During my teenage years I babysat for several families. One family had a seven-year-old boy and a three-year-old girl, and I watched them four days a week, nine hours a day.
On the summer days when we played in their backyard, it was just a matter of time until it happened. Slowly, steadily, neighboring children wandered out of their houses to join us. Within a half hour, I'd find myself watching not only my two babysitting charges, but also the rest of the neighborhood kids -- enough to field a legitimate soccer team or stage a rousing game of tag.
Mothers in that Pittsburgh neighborhood must have loved that I was the neighbor's babysitter. Just like a pitbull smells fear and my husband can sniff out a golf course from miles away, these mothers sensed my teenage energy and capitalized on it -- sending Joey, Tommy, Brian, Billy, Bobby, and who-knows-else out their backdoors to play.
I had more energy as a babysitter then than I do as a mother now.
The reason is simple: As a babysitter, I could leave at the end of each day. There was a finish line in sight. (Being 16 didn't hurt, either.)
I thought of this the other day when Reese asked me to play outside as her sisters napped. he wanted nothing more than to rope me into a game she had concocted called Pizza and Joe. I wanted nothing more than to have a personal time-out (just a half hour of silence), preferably in air condition.
But there was something in her request that drew me outside as the afternoon sun pounded our backyard, scorched our grass, and caused beads of sweat to run down the nape of my neck. eese seemed not to notice the heat. She was immersed in the world of Pizza and Joe.
We played hard for nearly two hours.
I must confess that I still don't grasp the rules. Rules in any game created by children are fluid, subject to change at any point without warning. She was Pizza; I was Joe. (Or was it the other way around?) She held a beach ball and I wielded a jump rope. She stood still while I had to run. She determined that base was the swing set, that is, until I arrived there -- safe! -- and the base had shifted to the fence post.

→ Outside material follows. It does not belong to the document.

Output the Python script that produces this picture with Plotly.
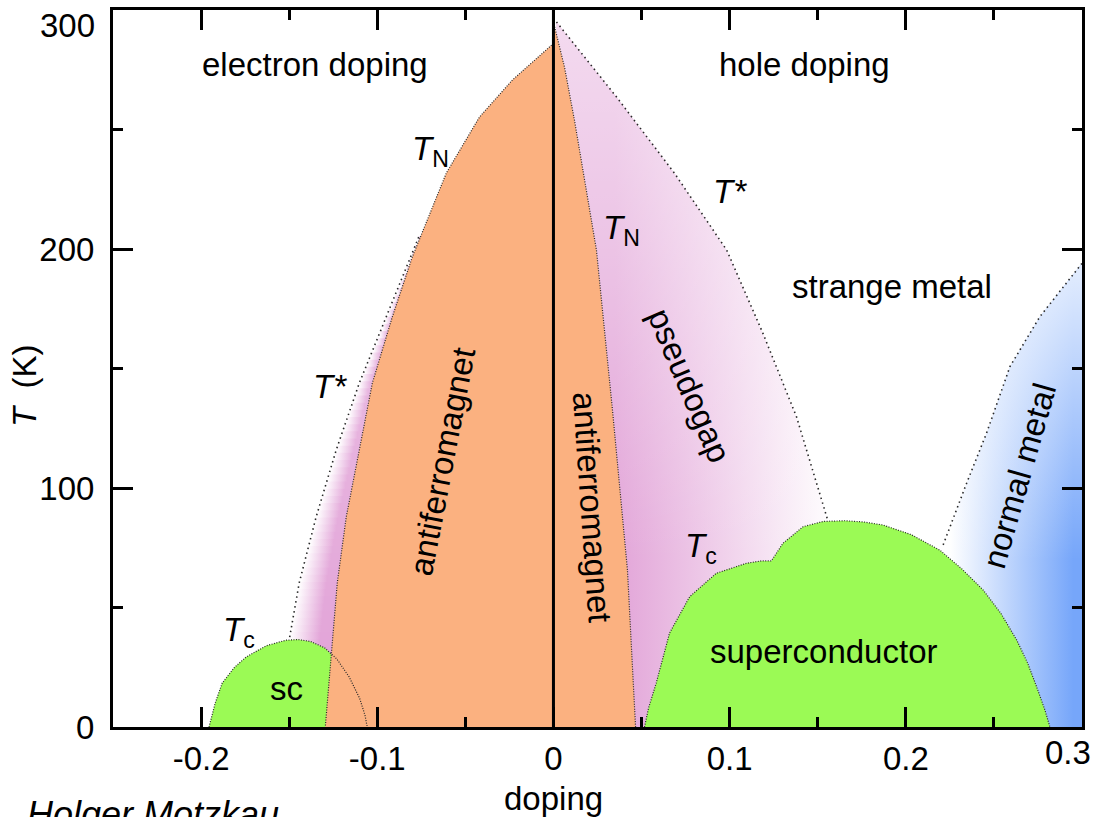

It made no sense. No sense at all.
We took three water breaks where we sat in the playset and pretended to catch fish with the jump rope. We cooked the fish. The backyard morphed into an ocean and, argghhh, we were pirates... two pirates named Pizza and Joe.
I acted like a babysitter that day, exerting more energy in pure, unadulterated play than I have in quite some time. By the time we finished we both were sweaty and grimy. My hair frizzed; her cheeks flushed. She had a brush burned knee; my legs itched from rolling in the grass. It felt really good.
Sure, I'm older and slower than I was at 16, but it probably wouldn't hurt to adopt the babysitter mentality a little more often. When we went inside, Reese gave me a sticky, tight hug, making me realize that the payoff is much better as a mother than it ever had been as a babysitter.